→ **Problem statement**
Drop every picture, then transcribe the remaining data exactly.

── Raw data

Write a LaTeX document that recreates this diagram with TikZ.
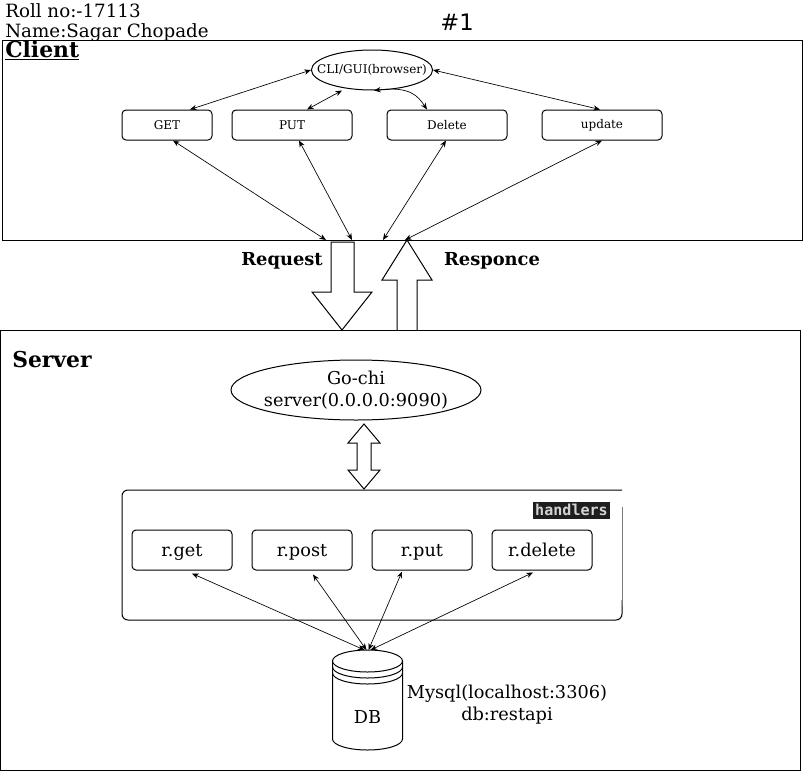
\documentclass[tikz,border=0pt]{standalone}
\usepackage{fontspec}
\setmainfont{DejaVu Serif}
\newfontfamily\hashfont{DejaVu Sans}
\newfontfamily\codefont{DejaVu Sans Mono}
\usepackage{tikz}
\usetikzlibrary{calc,shapes.geometric,arrows.meta}
\definecolor{ink}{HTML}{000000}
\definecolor{codebg}{HTML}{1E1E1E}
\definecolor{codetxt}{HTML}{D4D4D4}
\definecolor{edge}{HTML}{7A7A7A}
\tikzset{
  frame/.style={draw=ink, line width=0.75pt},
  opbox/.style={draw=ink, line width=0.75pt, rounded corners=3pt, fill=white,
    minimum height=22.5pt, inner sep=0pt, font=\fontsize{9}{11}\selectfont},
  handbox/.style={draw=ink, line width=0.75pt, rounded corners=3pt, fill=white,
    minimum width=75pt, minimum height=30pt, inner sep=0pt, text height=12pt,
    text depth=2.5pt, font=\fontsize{13.3}{15}\selectfont},
  oval/.style={draw=ink, line width=0.75pt, ellipse, inner sep=0pt},
  link/.style={<->, >={Stealth[length=5pt,width=4pt]}, line width=0.5pt},
  blockarrow/.style={draw=ink, line width=0.75pt, fill=white},
  big/.style={font=\fontsize{13.3}{16.5}\selectfont},
  head/.style={font=\bfseries\fontsize{16.4}{18}\selectfont}
}

\begin{document}
\begin{tikzpicture}[x=0.75pt,y=-0.75pt]
  \useasboundingbox (0,0) rectangle (803,771);

  % header
  \node[font=\fontsize{13.7}{15}\selectfont, anchor=north west, align=left, inner sep=0pt]
    (info) at (5,3) {Roll no:-17113\\Name:Sagar Chopade};
  \node[font=\hashfont\fontsize{17}{20}\selectfont] (num) at (457,22) {\#1};

  % client side
  \draw[frame] (2,40) rectangle (802,240);
  \node[head, anchor=base west, inner sep=0pt] (client) at (5,57) {\underline{Client}};

  \node[oval, minimum width=90pt, minimum height=30pt, inner xsep=-9pt,
    font=\fontsize{9}{11}\selectfont] (cli) at (372,70) {CLI/GUI(browser)};
  \node[opbox, minimum width=67.5pt] (get) at (167,125) {GET};
  \node[opbox, minimum width=90pt] (put) at (292,125) {PUT};
  \node[opbox, minimum width=90pt] (delete) at (447,125) {Delete};
  \node[opbox, minimum width=90pt] (update) at (602,125) {update};

  \draw[link] (cli.west) -- ($(get.north)+(23,0)$);
  \draw[link] ($(cli.south)+(-30,0)$) -- ($(put.north)+(15,0)$);
  \draw[link] ($(cli.south)+(2,0)$) .. controls (410,86) and (418,96) .. ($(delete.north)+(-20,0)$);
  \draw[link] (cli.east) -- ($(update.north)+(-2,0)$);

  % bottom edge of client box
  \coordinate (c1) at (326,240);
  \coordinate (c2) at (352,240);
  \coordinate (c3) at (383,240);
  \coordinate (c4) at (405,240);
  \draw[link] ($(get.south)+(6,0)$) -- (c1);
  \draw[link] ($(put.south)+(7,0)$) -- (c2);
  \draw[link] ($(delete.south)+(-1,0)$) -- (c3);
  \draw[link] (update.south) -- (c4);

  % request / response
  \draw[blockarrow] (331,242) -- (354,242) -- (354,292) -- (372,292) -- (342,330)
    -- (312,292) -- (331,292) -- cycle;
  \draw[blockarrow] (397,330) -- (397,280) -- (382,280) -- (407,240) -- (432,280)
    -- (417,280) -- (417,330);
  \node[font=\bfseries\fontsize{13.4}{15}\selectfont] (req) at (282,261) {Request};
  \node[font=\bfseries\fontsize{13.4}{15}\selectfont] (resp) at (492,261) {Responce};

  % server side
  \draw[frame] (0,330) rectangle (800,770);
  \node[head, anchor=base west, inner sep=0pt] (server) at (12,367) {Server};

  \node[oval, big, minimum width=187.5pt, minimum height=45pt, inner xsep=-3pt,
    align=center] (gochi) at (356,390) {Go-chi\\server(0.0.0.0:9090)};

  \draw[blockarrow] (364,424) -- (380,443) -- (371,443) -- (371,470) -- (380,470)
    -- (364,489) -- (348,470) -- (357,470) -- (357,443) -- (348,443) -- cycle;

  % handlers group
  \draw[line width=0.75pt, rounded corners=4.5pt] (622,490) -- (122,490) -- (122,620)
    -- (622,620) -- (622,600);
  \draw[edge, line width=0.75pt, rounded corners=4.5pt] (622,606) -- (622,507);
  \node[fill=codebg, text=codetxt, font=\codefont\bfseries\fontsize{11.3}{13}\selectfont,
    inner xsep=1.5pt, inner ysep=2pt] (hlabel) at (571.5,510) {handlers};

  \node[handbox] (rget) at (182,550) {r.get};
  \node[handbox] (rpost) at (302,550) {r.post};
  \node[handbox] (rput) at (422,550) {r.put};
  \node[handbox] (rdelete) at (542,550) {r.delete};

  % database
  \draw[line width=0.75pt, fill=white] (332.5,661) -- (332.5,739)
    arc[start angle=180, end angle=0, x radius=35, y radius=11] -- (402.5,661);
  \draw[line width=0.75pt, fill=white] (367.5,661) ellipse [x radius=35, y radius=11];
  \draw[line width=0.75pt] (332.5,667) arc[start angle=180, end angle=0, x radius=35, y radius=11];
  \draw[line width=0.75pt] (332.5,673) arc[start angle=180, end angle=0, x radius=35, y radius=11];
  \node[big] (db) at (367.5,717) {DB};
  \coordinate (dbtop) at (367.5,650);
  \node[big, align=center] (mysql) at (507,705) {Mysql(localhost:3306)\\db:restapi};

  \draw[link] ($(dbtop)+(-3,0)$) -- ($(rget.south)+(10,3)$);
  \draw[link] ($(dbtop)+(-1,0)$) -- ($(rpost.south)+(11,4)$);
  \draw[link] ($(dbtop)+(1,0)$) -- ($(rput.south)+(-20,1)$);
  \draw[link] ($(dbtop)+(3,0)$) -- ($(rdelete.south)+(-9,2)$);
\end{tikzpicture}
\end{document}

────

→ **Right answer**
Write a LaTeX document that recreates this diagram with TikZ.
\documentclass[tikz,border=0pt]{standalone}
\usepackage{fontspec}
\setmainfont{DejaVu Serif}
\newfontfamily\hashfont{DejaVu Sans}
\newfontfamily\codefont{DejaVu Sans Mono}
\usepackage{tikz}
\usetikzlibrary{calc,shapes.geometric,arrows.meta}
\definecolor{ink}{HTML}{000000}
\definecolor{codebg}{HTML}{1E1E1E}
\definecolor{codetxt}{HTML}{D4D4D4}
\definecolor{edge}{HTML}{7A7A7A}
\tikzset{
  frame/.style={draw=ink, line width=0.75pt},
  opbox/.style={draw=ink, line width=0.75pt, rounded corners=3pt, fill=white,
    minimum height=22.5pt, inner sep=0pt, font=\fontsize{9}{11}\selectfont},
  handbox/.style={draw=ink, line width=0.75pt, rounded corners=3pt, fill=white,
    minimum width=75pt, minimum height=30pt, inner sep=0pt, text height=12pt,
    text depth=2.5pt, font=\fontsize{13.3}{15}\selectfont},
  oval/.style={draw=ink, line width=0.75pt, ellipse, inner sep=0pt},
  link/.style={<->, >={Stealth[length=5pt,width=4pt]}, line width=0.5pt},
  blockarrow/.style={draw=ink, line width=0.75pt, fill=white},
  big/.style={font=\fontsize{13.3}{16.5}\selectfont},
  head/.style={font=\bfseries\fontsize{16.4}{18}\selectfont}
}

\begin{document}
\begin{tikzpicture}[x=0.75pt,y=-0.75pt]
  \useasboundingbox (0,0) rectangle (803,771);

  % header
  \node[font=\fontsize{13.7}{15}\selectfont, anchor=north west, align=left, inner sep=0pt]
    (info) at (5,3) {Roll no:-17113\\Name:Sagar Chopade};
  \node[font=\hashfont\fontsize{17}{20}\selectfont] (num) at (457,22) {\#1};

  % client side
  \draw[frame] (2,40) rectangle (802,240);
  \node[head, anchor=base west, inner sep=0pt] (client) at (5,57) {\underline{Client}};

  \node[oval, minimum width=90pt, minimum height=30pt, inner xsep=-9pt,
    font=\fontsize{9}{11}\selectfont] (cli) at (372,70) {CLI/GUI(browser)};
  \node[opbox, minimum width=67.5pt] (get) at (167,125) {GET};
  \node[opbox, minimum width=90pt] (put) at (292,125) {PUT};
  \node[opbox, minimum width=90pt] (delete) at (447,125) {Delete};
  \node[opbox, minimum width=90pt] (update) at (602,125) {update};

  \draw[link] (cli.west) -- ($(get.north)+(23,0)$);
  \draw[link] ($(cli.south)+(-30,0)$) -- ($(put.north)+(15,0)$);
  \draw[link] ($(cli.south)+(2,0)$) .. controls (410,86) and (418,96) .. ($(delete.north)+(-20,0)$);
  \draw[link] (cli.east) -- ($(update.north)+(-2,0)$);

  % bottom edge of client box
  \coordinate (c1) at (326,240);
  \coordinate (c2) at (352,240);
  \coordinate (c3) at (383,240);
  \coordinate (c4) at (405,240);
  \draw[link] ($(get.south)+(6,0)$) -- (c1);
  \draw[link] ($(put.south)+(7,0)$) -- (c2);
  \draw[link] ($(delete.south)+(-1,0)$) -- (c3);
  \draw[link] (update.south) -- (c4);

  % request / response
  \draw[blockarrow] (331,242) -- (354,242) -- (354,292) -- (372,292) -- (342,330)
    -- (312,292) -- (331,292) -- cycle;
  \draw[blockarrow] (397,330) -- (397,280) -- (382,280) -- (407,240) -- (432,280)
    -- (417,280) -- (417,330);
  \node[font=\bfseries\fontsize{13.4}{15}\selectfont] (req) at (282,261) {Request};
  \node[font=\bfseries\fontsize{13.4}{15}\selectfont] (resp) at (492,261) {Responce};

  % server side
  \draw[frame] (0,330) rectangle (800,770);
  \node[head, anchor=base west, inner sep=0pt] (server) at (12,367) {Server};

  \node[oval, big, minimum width=187.5pt, minimum height=45pt, inner xsep=-3pt,
    align=center] (gochi) at (356,390) {Go-chi\\server(0.0.0.0:9090)};

  \draw[blockarrow] (364,424) -- (380,443) -- (371,443) -- (371,470) -- (380,470)
    -- (364,489) -- (348,470) -- (357,470) -- (357,443) -- (348,443) -- cycle;

  % handlers group
  \draw[line width=0.75pt, rounded corners=4.5pt] (622,490) -- (122,490) -- (122,620)
    -- (622,620) -- (622,600);
  \draw[edge, line width=0.75pt, rounded corners=4.5pt] (622,606) -- (622,507);
  \node[fill=codebg, text=codetxt, font=\codefont\bfseries\fontsize{11.3}{13}\selectfont,
    inner xsep=1.5pt, inner ysep=2pt] (hlabel) at (571.5,510) {handlers};

  \node[handbox] (rget) at (182,550) {r.get};
  \node[handbox] (rpost) at (302,550) {r.post};
  \node[handbox] (rput) at (422,550) {r.put};
  \node[handbox] (rdelete) at (542,550) {r.delete};

  % database
  \draw[line width=0.75pt, fill=white] (332.5,661) -- (332.5,739)
    arc[start angle=180, end angle=0, x radius=35, y radius=11] -- (402.5,661);
  \draw[line width=0.75pt, fill=white] (367.5,661) ellipse [x radius=35, y radius=11];
  \draw[line width=0.75pt] (332.5,667) arc[start angle=180, end angle=0, x radius=35, y radius=11];
  \draw[line width=0.75pt] (332.5,673) arc[start angle=180, end angle=0, x radius=35, y radius=11];
  \node[big] (db) at (367.5,717) {DB};
  \coordinate (dbtop) at (367.5,650);
  \node[big, align=center] (mysql) at (507,705) {Mysql(localhost:3306)\\db:restapi};

  \draw[link] ($(dbtop)+(-3,0)$) -- ($(rget.south)+(10,3)$);
  \draw[link] ($(dbtop)+(-1,0)$) -- ($(rpost.south)+(11,4)$);
  \draw[link] ($(dbtop)+(1,0)$) -- ($(rput.south)+(-20,1)$);
  \draw[link] ($(dbtop)+(3,0)$) -- ($(rdelete.south)+(-9,2)$);
\end{tikzpicture}
\end{document}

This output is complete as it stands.